____ Available data

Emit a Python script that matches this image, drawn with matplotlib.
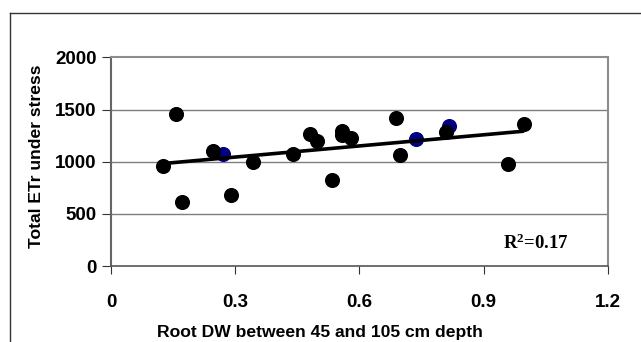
#!/usr/bin/env python3
import matplotlib
matplotlib.use("Agg")
import matplotlib.pyplot as plt
from matplotlib.lines import Line2D
import numpy as np

# black points (root DW, total ETr)
root_dw = [0.125, 0.156, 0.172, 0.247, 0.290, 0.342, 0.439, 0.480, 0.497,
           0.534, 0.558, 0.557, 0.579, 0.689, 0.698, 0.810, 0.960, 0.998]
etr = [960, 1460, 615, 1102, 679, 997, 1071, 1262, 1198,
       822, 1294, 1260, 1227, 1418, 1061, 1284, 982, 1358]

# blue points
root_dw_blue = [0.271, 0.736, 0.816]
etr_blue = [1071, 1221, 1342]

# linear trend: slope, intercept
trend_slope = 356
trend_intercept = 938
r2_text = "R$^{2}$=0.17"

x_ticks = [0, 0.3, 0.6, 0.9, 1.2]
y_ticks = [0, 500, 1000, 1500, 2000]

plt.rcParams["mathtext.fontset"] = "custom"
plt.rcParams["mathtext.rm"] = "Liberation Serif:bold"
plt.rcParams["mathtext.it"] = "Liberation Serif:bold"
plt.rcParams["mathtext.bf"] = "Liberation Serif:bold"

fig = plt.figure(figsize=(6.41, 3.42), dpi=100)
ax = fig.add_axes([0.1732, 0.2222, 0.948 - 0.1732, 0.8319 - 0.2222])

# outer frame (left and top edges only are visible)
fig.add_artist(Line2D([10 / 641, 10 / 641], [0, 1 - 13 / 342], transform=fig.transFigure,
                      color="#333333", lw=1.0))
fig.add_artist(Line2D([10 / 641, 1], [1 - 13 / 342, 1 - 13 / 342], transform=fig.transFigure,
                      color="#333333", lw=1.0))

ax.set_xlim(0, 1.2)
ax.set_ylim(0, 2000)

for yv in y_ticks[1:-1]:
    ax.axhline(yv, color="#7f7f7f", lw=1.0, zorder=1)

ax.scatter(root_dw_blue, etr_blue, s=118, color="#000080", zorder=3, linewidths=0)
ax.scatter(root_dw, etr, s=118, color="black", zorder=4, linewidths=0)

xs = np.array([min(root_dw), max(root_dw)])
ax.plot(xs, trend_slope * xs + trend_intercept, color="black", lw=2.6, zorder=5,
        solid_capstyle="butt")

ax.text(0.79, 0.11, r2_text, transform=ax.transAxes, fontsize=13.5,
        family="Liberation Serif", weight="bold", ha="left", va="center")

for side in ["top", "right"]:
    ax.spines[side].set_color("#8c8c8c")
    ax.spines[side].set_linewidth(1.5)
ax.spines["left"].set_color("#666666")
ax.spines["left"].set_linewidth(1.5)
ax.spines["bottom"].set_color("#555555")
ax.spines["bottom"].set_linewidth(1.2)

ax.set_xticks(x_ticks)
ax.set_xticklabels(["0", "0.3", "0.6", "0.9", "1.2"])
ax.set_yticks(y_ticks)
ax.set_yticklabels([str(v) for v in y_ticks])
ax.tick_params(axis="both", direction="out", width=0.8, color="#333333",
               labelsize=13.5)
ax.tick_params(axis="x", length=5.8, pad=14)
ax.tick_params(axis="y", length=6.5, pad=4)
for lab in ax.get_xticklabels() + ax.get_yticklabels():
    lab.set_family("Liberation Sans")
    lab.set_weight("bold")

fig.text(320 / 641, 1 - 332 / 342, "Root DW between 45 and 105 cm depth",
         family="Liberation Sans", weight="bold", fontsize=12.6, ha="center", va="center")
fig.text(37 / 641, 1 - 156 / 342, "Total ETr under stress", rotation=90,
         family="Liberation Sans", weight="bold", fontsize=12.6, ha="center", va="center")

fig.savefig("out.png", dpi=100)
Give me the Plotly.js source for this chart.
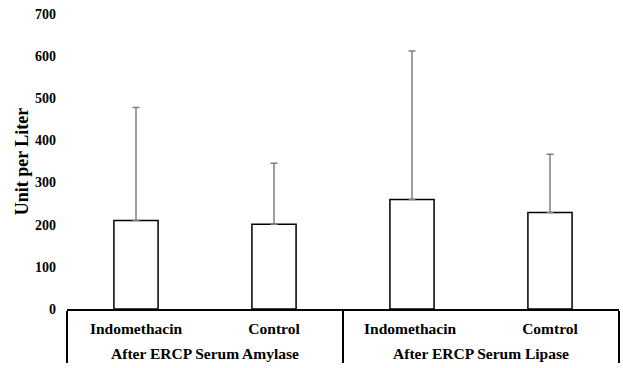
<!DOCTYPE html>
<html><head><meta charset="utf-8">
<script src="https://cdn.plot.ly/plotly-3.0.1.min.js"></script>
<style>body{margin:0;padding:0;background:#fff}#chart{width:623px;height:368px}</style>
</head><body><div id="chart"></div>
<script>
const groups = ["After ERCP Serum Amylase","After ERCP Serum Amylase","After ERCP Serum Lipase","After ERCP Serum Lipase"];
const categories = ["Indomethacin","Control","Indomethacin ","Comtrol"];
const means = [210, 201, 260, 229];
const errUp = [268, 145, 352, 138];
const yTicks = [0,100,200,300,400,500,600,700];

const fam = "Liberation Serif, Times New Roman, serif";
const big = s => "<span style='font-size:15.5px'>" + s + "</span>";
const catLabels = categories.map(c => big(c) + "<br>&nbsp;");
const groupLabels = groups.map(big);

Plotly.newPlot("chart", [{
  type: "bar",
  x: [groupLabels, catLabels],
  y: means,
  marker: {color: "#fff", line: {color: "#000", width: 1.5}},
  width: 0.32,
  error_y: {type: "data", symmetric: false, array: errUp, arrayminus: [0,0,0,0], color: "#7f7f7f", thickness: 1.5, width: 3.5},
  hoverinfo: "none"
}], {
  width: 623, height: 368,
  margin: {l: 67, r: 4, t: 14, b: 59},
  paper_bgcolor: "#fff", plot_bgcolor: "#fff",
  font: {family: fam, size: 15, color: "#000"},
  showlegend: false,
  xaxis: {
    type: "multicategory",
    showline: true, linecolor: "#000", linewidth: 1.5,
    ticks: "", showgrid: false,
    showdividers: true, dividercolor: "#000", dividerwidth: 1.5,
    ticklabelstandoff: 9,
    tickfont: {family: fam, size: 12, color: "#000", weight: "bold"}
  },
  yaxis: {
    range: [0, 700], tickvals: yTicks, ticktext: yTicks.map(String),
    showline: false, showgrid: false, zeroline: false, ticks: "",
    tickfont: {family: fam, size: 14, color: "#000", weight: "bold"},
    ticklabelstandoff: 10,
    title: {text: "Unit per Liter", font: {family: fam, size: 18, color: "#000", weight: "bold"}, standoff: 1}
  }
}, {displayModeBar: false, staticPlot: true});
</script></body></html>
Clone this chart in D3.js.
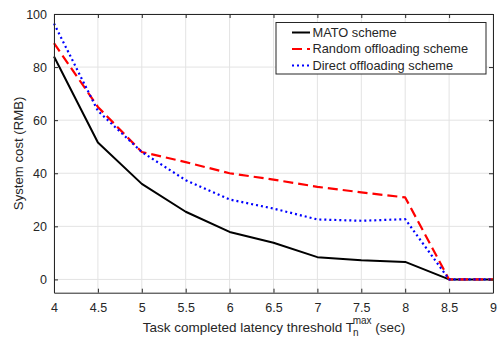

________

» Challenge
Give again, please, precisely the lines that begin the records and run through the line with "import numpy as np" in it, keeping both end lines and dropping any pictures.

» Result for this exercise
Emit a Python script that matches this image, drawn with matplotlib.
#!/usr/bin/env python3
import matplotlib
matplotlib.use("Agg")
import matplotlib.pyplot as plt
from matplotlib.lines import Line2D
import numpy as np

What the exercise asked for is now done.